What to work on:
In the entries below, find the line with "Convert this chart to matplotlib code." and the line with "ax.plot(xx, m *", then retype both and everything between them exactly. Do not copy the pictures.

Data for this task:
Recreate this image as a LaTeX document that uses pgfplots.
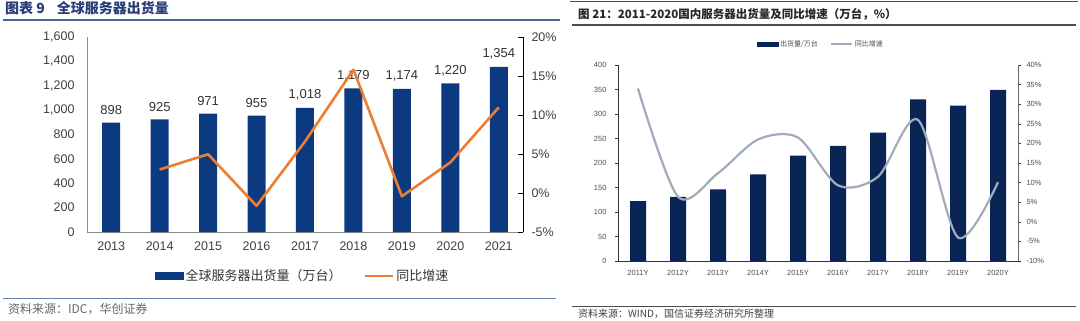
...
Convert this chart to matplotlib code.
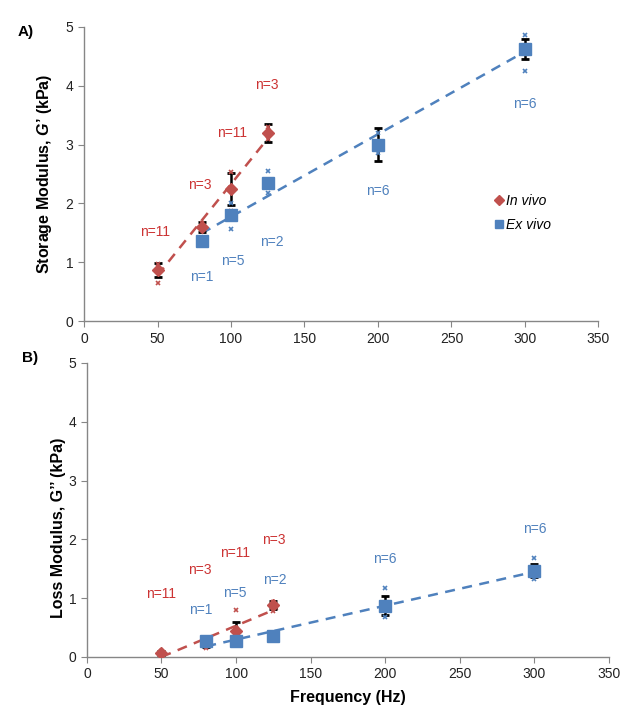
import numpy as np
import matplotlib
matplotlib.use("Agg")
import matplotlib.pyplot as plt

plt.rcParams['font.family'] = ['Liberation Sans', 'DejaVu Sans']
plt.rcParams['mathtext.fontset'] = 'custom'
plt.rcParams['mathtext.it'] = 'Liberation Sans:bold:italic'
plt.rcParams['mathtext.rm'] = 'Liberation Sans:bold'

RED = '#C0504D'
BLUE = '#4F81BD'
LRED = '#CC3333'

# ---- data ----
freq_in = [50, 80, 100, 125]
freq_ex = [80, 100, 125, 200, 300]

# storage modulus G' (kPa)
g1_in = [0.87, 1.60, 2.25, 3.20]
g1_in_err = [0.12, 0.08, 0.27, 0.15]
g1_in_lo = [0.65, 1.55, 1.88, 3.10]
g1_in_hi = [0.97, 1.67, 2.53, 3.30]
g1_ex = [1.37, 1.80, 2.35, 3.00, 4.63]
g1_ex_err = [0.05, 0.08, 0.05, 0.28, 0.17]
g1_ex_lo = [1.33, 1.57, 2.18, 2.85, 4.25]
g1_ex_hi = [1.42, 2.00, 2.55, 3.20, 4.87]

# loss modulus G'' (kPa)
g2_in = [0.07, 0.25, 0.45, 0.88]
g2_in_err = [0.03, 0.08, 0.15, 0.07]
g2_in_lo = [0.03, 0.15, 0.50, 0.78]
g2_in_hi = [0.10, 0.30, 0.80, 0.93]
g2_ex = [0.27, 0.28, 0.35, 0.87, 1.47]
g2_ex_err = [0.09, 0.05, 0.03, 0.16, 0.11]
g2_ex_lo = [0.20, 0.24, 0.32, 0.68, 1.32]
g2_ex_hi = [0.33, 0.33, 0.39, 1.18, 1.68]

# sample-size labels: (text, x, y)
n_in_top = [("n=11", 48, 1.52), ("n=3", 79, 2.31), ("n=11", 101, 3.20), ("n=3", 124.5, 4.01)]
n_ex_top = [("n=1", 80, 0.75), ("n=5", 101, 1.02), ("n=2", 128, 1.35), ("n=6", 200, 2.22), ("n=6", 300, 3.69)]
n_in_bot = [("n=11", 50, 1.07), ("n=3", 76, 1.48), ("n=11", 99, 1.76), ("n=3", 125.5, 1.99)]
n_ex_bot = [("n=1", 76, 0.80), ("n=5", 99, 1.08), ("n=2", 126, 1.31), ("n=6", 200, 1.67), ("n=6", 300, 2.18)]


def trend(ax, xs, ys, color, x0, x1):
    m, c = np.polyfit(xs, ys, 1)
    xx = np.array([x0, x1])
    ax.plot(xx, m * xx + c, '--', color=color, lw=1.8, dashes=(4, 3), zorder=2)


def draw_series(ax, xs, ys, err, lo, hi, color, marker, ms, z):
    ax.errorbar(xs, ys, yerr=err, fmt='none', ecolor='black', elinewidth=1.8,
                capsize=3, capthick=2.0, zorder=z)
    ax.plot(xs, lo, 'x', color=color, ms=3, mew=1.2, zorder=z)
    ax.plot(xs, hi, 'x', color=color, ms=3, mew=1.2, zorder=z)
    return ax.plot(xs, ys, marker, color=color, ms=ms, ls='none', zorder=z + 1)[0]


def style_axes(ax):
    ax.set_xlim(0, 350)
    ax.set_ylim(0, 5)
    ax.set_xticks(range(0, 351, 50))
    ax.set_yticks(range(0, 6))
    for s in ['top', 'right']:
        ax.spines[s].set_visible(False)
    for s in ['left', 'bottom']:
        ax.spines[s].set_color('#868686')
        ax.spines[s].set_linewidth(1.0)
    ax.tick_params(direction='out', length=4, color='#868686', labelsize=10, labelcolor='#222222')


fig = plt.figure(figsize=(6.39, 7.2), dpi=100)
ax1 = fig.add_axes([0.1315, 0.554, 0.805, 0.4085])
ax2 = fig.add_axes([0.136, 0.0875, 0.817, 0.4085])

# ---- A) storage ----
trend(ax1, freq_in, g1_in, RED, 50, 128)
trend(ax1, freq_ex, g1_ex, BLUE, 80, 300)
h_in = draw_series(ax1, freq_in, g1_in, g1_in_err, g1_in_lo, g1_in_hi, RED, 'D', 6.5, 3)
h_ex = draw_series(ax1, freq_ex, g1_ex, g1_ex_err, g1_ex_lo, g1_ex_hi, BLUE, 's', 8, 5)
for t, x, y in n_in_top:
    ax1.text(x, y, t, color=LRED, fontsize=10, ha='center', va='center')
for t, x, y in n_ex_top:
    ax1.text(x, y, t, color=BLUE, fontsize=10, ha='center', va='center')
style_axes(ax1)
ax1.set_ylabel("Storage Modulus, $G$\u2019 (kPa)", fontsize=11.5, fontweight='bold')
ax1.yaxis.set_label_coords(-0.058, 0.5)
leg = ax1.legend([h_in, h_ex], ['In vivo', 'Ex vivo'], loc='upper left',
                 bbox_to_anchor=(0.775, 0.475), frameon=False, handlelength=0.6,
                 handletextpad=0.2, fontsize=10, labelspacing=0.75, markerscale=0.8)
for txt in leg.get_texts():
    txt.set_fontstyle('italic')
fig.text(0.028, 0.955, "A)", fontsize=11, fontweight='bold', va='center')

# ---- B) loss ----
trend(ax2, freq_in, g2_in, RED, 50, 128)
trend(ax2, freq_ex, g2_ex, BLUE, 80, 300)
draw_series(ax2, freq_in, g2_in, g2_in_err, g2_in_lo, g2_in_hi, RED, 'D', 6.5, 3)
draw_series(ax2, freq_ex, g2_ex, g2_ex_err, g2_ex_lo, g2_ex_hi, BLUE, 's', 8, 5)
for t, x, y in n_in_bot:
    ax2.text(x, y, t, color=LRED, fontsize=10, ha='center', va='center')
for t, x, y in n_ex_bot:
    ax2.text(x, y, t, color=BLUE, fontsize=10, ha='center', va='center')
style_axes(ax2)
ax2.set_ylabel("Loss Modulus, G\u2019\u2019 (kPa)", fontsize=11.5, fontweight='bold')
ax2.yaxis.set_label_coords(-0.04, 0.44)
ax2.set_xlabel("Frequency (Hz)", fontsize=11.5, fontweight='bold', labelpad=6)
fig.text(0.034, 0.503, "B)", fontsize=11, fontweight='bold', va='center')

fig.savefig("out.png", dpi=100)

Task solution:
Convert this chart to matplotlib code.
import numpy as np
import matplotlib
matplotlib.use("Agg")
import matplotlib.pyplot as plt

plt.rcParams['font.family'] = ['Liberation Sans', 'DejaVu Sans']
plt.rcParams['mathtext.fontset'] = 'custom'
plt.rcParams['mathtext.it'] = 'Liberation Sans:bold:italic'
plt.rcParams['mathtext.rm'] = 'Liberation Sans:bold'

RED = '#C0504D'
BLUE = '#4F81BD'
LRED = '#CC3333'

# ---- data ----
freq_in = [50, 80, 100, 125]
freq_ex = [80, 100, 125, 200, 300]

# storage modulus G' (kPa)
g1_in = [0.87, 1.60, 2.25, 3.20]
g1_in_err = [0.12, 0.08, 0.27, 0.15]
g1_in_lo = [0.65, 1.55, 1.88, 3.10]
g1_in_hi = [0.97, 1.67, 2.53, 3.30]
g1_ex = [1.37, 1.80, 2.35, 3.00, 4.63]
g1_ex_err = [0.05, 0.08, 0.05, 0.28, 0.17]
g1_ex_lo = [1.33, 1.57, 2.18, 2.85, 4.25]
g1_ex_hi = [1.42, 2.00, 2.55, 3.20, 4.87]

# loss modulus G'' (kPa)
g2_in = [0.07, 0.25, 0.45, 0.88]
g2_in_err = [0.03, 0.08, 0.15, 0.07]
g2_in_lo = [0.03, 0.15, 0.50, 0.78]
g2_in_hi = [0.10, 0.30, 0.80, 0.93]
g2_ex = [0.27, 0.28, 0.35, 0.87, 1.47]
g2_ex_err = [0.09, 0.05, 0.03, 0.16, 0.11]
g2_ex_lo = [0.20, 0.24, 0.32, 0.68, 1.32]
g2_ex_hi = [0.33, 0.33, 0.39, 1.18, 1.68]

# sample-size labels: (text, x, y)
n_in_top = [("n=11", 48, 1.52), ("n=3", 79, 2.31), ("n=11", 101, 3.20), ("n=3", 124.5, 4.01)]
n_ex_top = [("n=1", 80, 0.75), ("n=5", 101, 1.02), ("n=2", 128, 1.35), ("n=6", 200, 2.22), ("n=6", 300, 3.69)]
n_in_bot = [("n=11", 50, 1.07), ("n=3", 76, 1.48), ("n=11", 99, 1.76), ("n=3", 125.5, 1.99)]
n_ex_bot = [("n=1", 76, 0.80), ("n=5", 99, 1.08), ("n=2", 126, 1.31), ("n=6", 200, 1.67), ("n=6", 300, 2.18)]


def trend(ax, xs, ys, color, x0, x1):
    m, c = np.polyfit(xs, ys, 1)
    xx = np.array([x0, x1])
    ax.plot(xx, m * xx + c, '--', color=color, lw=1.8, dashes=(4, 3), zorder=2)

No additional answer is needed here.